::: Dataset excerpt

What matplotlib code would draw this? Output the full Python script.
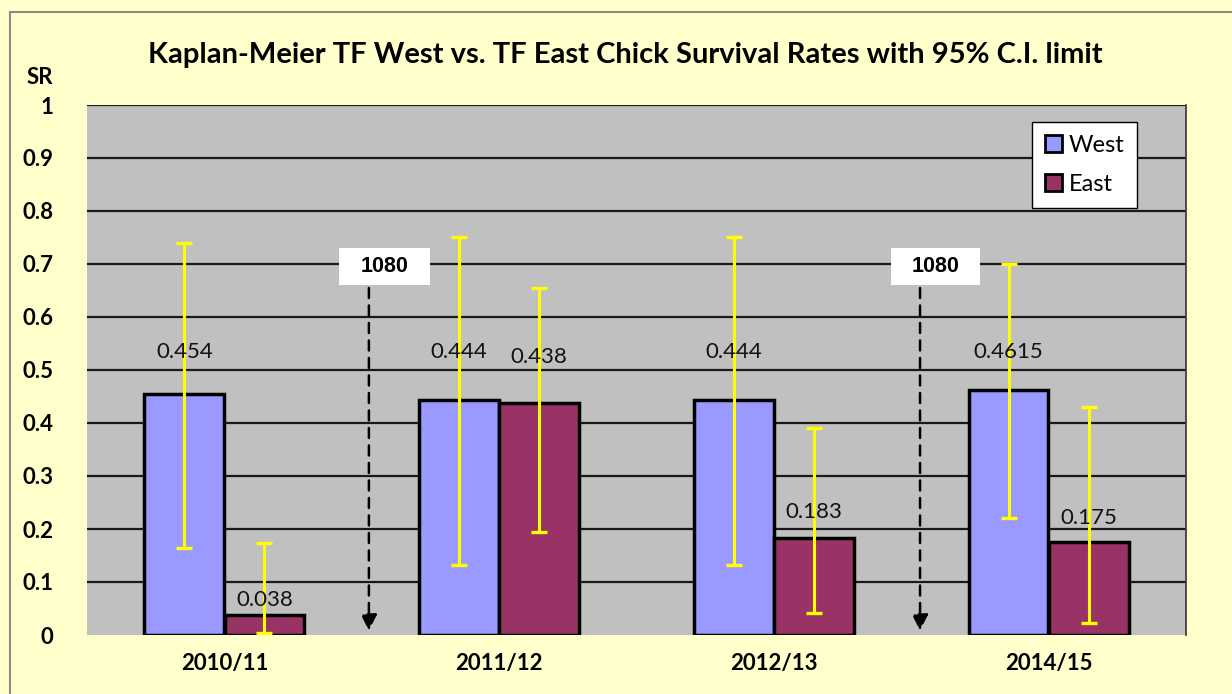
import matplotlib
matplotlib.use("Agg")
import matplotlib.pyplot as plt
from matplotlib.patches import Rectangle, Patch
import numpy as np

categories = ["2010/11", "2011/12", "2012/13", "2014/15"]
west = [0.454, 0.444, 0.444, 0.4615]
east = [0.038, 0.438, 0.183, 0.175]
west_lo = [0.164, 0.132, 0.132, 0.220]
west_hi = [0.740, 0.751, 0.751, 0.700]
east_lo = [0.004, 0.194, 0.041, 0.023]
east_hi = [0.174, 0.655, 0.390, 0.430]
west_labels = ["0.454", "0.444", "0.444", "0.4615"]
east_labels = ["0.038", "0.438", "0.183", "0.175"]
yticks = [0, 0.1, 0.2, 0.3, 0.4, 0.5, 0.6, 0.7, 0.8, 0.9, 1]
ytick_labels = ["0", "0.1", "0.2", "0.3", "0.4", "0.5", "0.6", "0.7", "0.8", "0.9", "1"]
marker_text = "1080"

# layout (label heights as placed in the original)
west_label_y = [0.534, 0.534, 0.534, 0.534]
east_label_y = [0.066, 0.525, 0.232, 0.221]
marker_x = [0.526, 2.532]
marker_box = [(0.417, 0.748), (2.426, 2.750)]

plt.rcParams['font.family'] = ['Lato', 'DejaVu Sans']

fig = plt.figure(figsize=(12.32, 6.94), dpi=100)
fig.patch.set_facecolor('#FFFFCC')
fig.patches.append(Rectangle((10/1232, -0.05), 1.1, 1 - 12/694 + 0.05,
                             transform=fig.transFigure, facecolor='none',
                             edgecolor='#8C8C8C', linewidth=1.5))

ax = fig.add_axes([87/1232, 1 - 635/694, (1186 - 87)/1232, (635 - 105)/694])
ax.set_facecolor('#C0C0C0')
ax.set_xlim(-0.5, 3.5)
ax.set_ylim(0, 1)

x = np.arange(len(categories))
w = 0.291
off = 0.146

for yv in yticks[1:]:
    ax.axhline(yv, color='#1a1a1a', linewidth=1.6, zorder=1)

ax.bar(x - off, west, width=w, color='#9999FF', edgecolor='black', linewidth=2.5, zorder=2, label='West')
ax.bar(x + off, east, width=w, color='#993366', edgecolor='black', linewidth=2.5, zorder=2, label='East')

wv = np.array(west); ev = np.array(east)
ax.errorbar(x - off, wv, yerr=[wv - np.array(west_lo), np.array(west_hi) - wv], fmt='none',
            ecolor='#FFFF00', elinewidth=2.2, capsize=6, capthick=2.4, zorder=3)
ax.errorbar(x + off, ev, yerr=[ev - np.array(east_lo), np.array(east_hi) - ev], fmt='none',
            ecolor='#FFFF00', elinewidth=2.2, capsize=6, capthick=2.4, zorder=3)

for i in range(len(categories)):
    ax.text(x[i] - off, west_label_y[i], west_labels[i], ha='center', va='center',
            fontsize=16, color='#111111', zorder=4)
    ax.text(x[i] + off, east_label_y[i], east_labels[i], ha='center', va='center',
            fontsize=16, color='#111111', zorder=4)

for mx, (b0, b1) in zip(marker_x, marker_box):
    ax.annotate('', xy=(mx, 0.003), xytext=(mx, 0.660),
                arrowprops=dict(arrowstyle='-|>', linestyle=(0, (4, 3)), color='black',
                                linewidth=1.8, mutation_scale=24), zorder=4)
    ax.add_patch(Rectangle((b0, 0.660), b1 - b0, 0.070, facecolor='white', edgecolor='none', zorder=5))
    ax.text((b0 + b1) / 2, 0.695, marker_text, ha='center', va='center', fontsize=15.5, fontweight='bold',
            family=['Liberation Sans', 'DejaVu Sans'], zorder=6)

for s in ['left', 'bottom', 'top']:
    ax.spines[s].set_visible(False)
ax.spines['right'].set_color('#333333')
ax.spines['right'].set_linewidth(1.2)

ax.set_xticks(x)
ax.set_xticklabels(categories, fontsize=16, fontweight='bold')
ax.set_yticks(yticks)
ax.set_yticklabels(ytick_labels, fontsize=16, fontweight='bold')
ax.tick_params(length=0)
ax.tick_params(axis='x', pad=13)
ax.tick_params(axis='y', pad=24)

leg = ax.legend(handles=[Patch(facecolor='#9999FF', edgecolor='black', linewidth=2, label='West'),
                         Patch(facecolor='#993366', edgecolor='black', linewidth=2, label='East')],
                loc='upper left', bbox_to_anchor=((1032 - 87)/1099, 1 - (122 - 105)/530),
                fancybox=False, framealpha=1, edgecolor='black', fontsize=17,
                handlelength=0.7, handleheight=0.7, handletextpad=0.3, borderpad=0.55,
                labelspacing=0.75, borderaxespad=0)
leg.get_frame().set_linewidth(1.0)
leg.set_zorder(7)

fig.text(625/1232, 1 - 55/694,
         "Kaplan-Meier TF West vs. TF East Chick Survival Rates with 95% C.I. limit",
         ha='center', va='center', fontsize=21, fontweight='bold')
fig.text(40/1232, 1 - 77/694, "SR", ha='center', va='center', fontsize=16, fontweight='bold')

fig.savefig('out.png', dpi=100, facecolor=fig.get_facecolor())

::::::

Instructions for the task: Omit the pictures, then quote the rest of the material above exactly.

Exercise output:
What matplotlib code would draw this? Output the full Python script.
import matplotlib
matplotlib.use("Agg")
import matplotlib.pyplot as plt
from matplotlib.patches import Rectangle, Patch
import numpy as np

categories = ["2010/11", "2011/12", "2012/13", "2014/15"]
west = [0.454, 0.444, 0.444, 0.4615]
east = [0.038, 0.438, 0.183, 0.175]
west_lo = [0.164, 0.132, 0.132, 0.220]
west_hi = [0.740, 0.751, 0.751, 0.700]
east_lo = [0.004, 0.194, 0.041, 0.023]
east_hi = [0.174, 0.655, 0.390, 0.430]
west_labels = ["0.454", "0.444", "0.444", "0.4615"]
east_labels = ["0.038", "0.438", "0.183", "0.175"]
yticks = [0, 0.1, 0.2, 0.3, 0.4, 0.5, 0.6, 0.7, 0.8, 0.9, 1]
ytick_labels = ["0", "0.1", "0.2", "0.3", "0.4", "0.5", "0.6", "0.7", "0.8", "0.9", "1"]
marker_text = "1080"

# layout (label heights as placed in the original)
west_label_y = [0.534, 0.534, 0.534, 0.534]
east_label_y = [0.066, 0.525, 0.232, 0.221]
marker_x = [0.526, 2.532]
marker_box = [(0.417, 0.748), (2.426, 2.750)]

plt.rcParams['font.family'] = ['Lato', 'DejaVu Sans']

fig = plt.figure(figsize=(12.32, 6.94), dpi=100)
fig.patch.set_facecolor('#FFFFCC')
fig.patches.append(Rectangle((10/1232, -0.05), 1.1, 1 - 12/694 + 0.05,
                             transform=fig.transFigure, facecolor='none',
                             edgecolor='#8C8C8C', linewidth=1.5))

ax = fig.add_axes([87/1232, 1 - 635/694, (1186 - 87)/1232, (635 - 105)/694])
ax.set_facecolor('#C0C0C0')
ax.set_xlim(-0.5, 3.5)
ax.set_ylim(0, 1)

x = np.arange(len(categories))
w = 0.291
off = 0.146

for yv in yticks[1:]:
    ax.axhline(yv, color='#1a1a1a', linewidth=1.6, zorder=1)

ax.bar(x - off, west, width=w, color='#9999FF', edgecolor='black', linewidth=2.5, zorder=2, label='West')
ax.bar(x + off, east, width=w, color='#993366', edgecolor='black', linewidth=2.5, zorder=2, label='East')

wv = np.array(west); ev = np.array(east)
ax.errorbar(x - off, wv, yerr=[wv - np.array(west_lo), np.array(west_hi) - wv], fmt='none',
            ecolor='#FFFF00', elinewidth=2.2, capsize=6, capthick=2.4, zorder=3)
ax.errorbar(x + off, ev, yerr=[ev - np.array(east_lo), np.array(east_hi) - ev], fmt='none',
            ecolor='#FFFF00', elinewidth=2.2, capsize=6, capthick=2.4, zorder=3)

for i in range(len(categories)):
    ax.text(x[i] - off, west_label_y[i], west_labels[i], ha='center', va='center',
            fontsize=16, color='#111111', zorder=4)
    ax.text(x[i] + off, east_label_y[i], east_labels[i], ha='center', va='center',
            fontsize=16, color='#111111', zorder=4)

for mx, (b0, b1) in zip(marker_x, marker_box):
    ax.annotate('', xy=(mx, 0.003), xytext=(mx, 0.660),
                arrowprops=dict(arrowstyle='-|>', linestyle=(0, (4, 3)), color='black',
                                linewidth=1.8, mutation_scale=24), zorder=4)
    ax.add_patch(Rectangle((b0, 0.660), b1 - b0, 0.070, facecolor='white', edgecolor='none', zorder=5))
    ax.text((b0 + b1) / 2, 0.695, marker_text, ha='center', va='center', fontsize=15.5, fontweight='bold',
            family=['Liberation Sans', 'DejaVu Sans'], zorder=6)

for s in ['left', 'bottom', 'top']:
    ax.spines[s].set_visible(False)
ax.spines['right'].set_color('#333333')
ax.spines['right'].set_linewidth(1.2)

ax.set_xticks(x)
ax.set_xticklabels(categories, fontsize=16, fontweight='bold')
ax.set_yticks(yticks)
ax.set_yticklabels(ytick_labels, fontsize=16, fontweight='bold')
ax.tick_params(length=0)
ax.tick_params(axis='x', pad=13)
ax.tick_params(axis='y', pad=24)

leg = ax.legend(handles=[Patch(facecolor='#9999FF', edgecolor='black', linewidth=2, label='West'),
                         Patch(facecolor='#993366', edgecolor='black', linewidth=2, label='East')],
                loc='upper left', bbox_to_anchor=((1032 - 87)/1099, 1 - (122 - 105)/530),
                fancybox=False, framealpha=1, edgecolor='black', fontsize=17,
                handlelength=0.7, handleheight=0.7, handletextpad=0.3, borderpad=0.55,
                labelspacing=0.75, borderaxespad=0)
leg.get_frame().set_linewidth(1.0)
leg.set_zorder(7)

fig.text(625/1232, 1 - 55/694,
         "Kaplan-Meier TF West vs. TF East Chick Survival Rates with 95% C.I. limit",
         ha='center', va='center', fontsize=21, fontweight='bold')
fig.text(40/1232, 1 - 77/694, "SR", ha='center', va='center', fontsize=16, fontweight='bold')

fig.savefig('out.png', dpi=100, facecolor=fig.get_facecolor())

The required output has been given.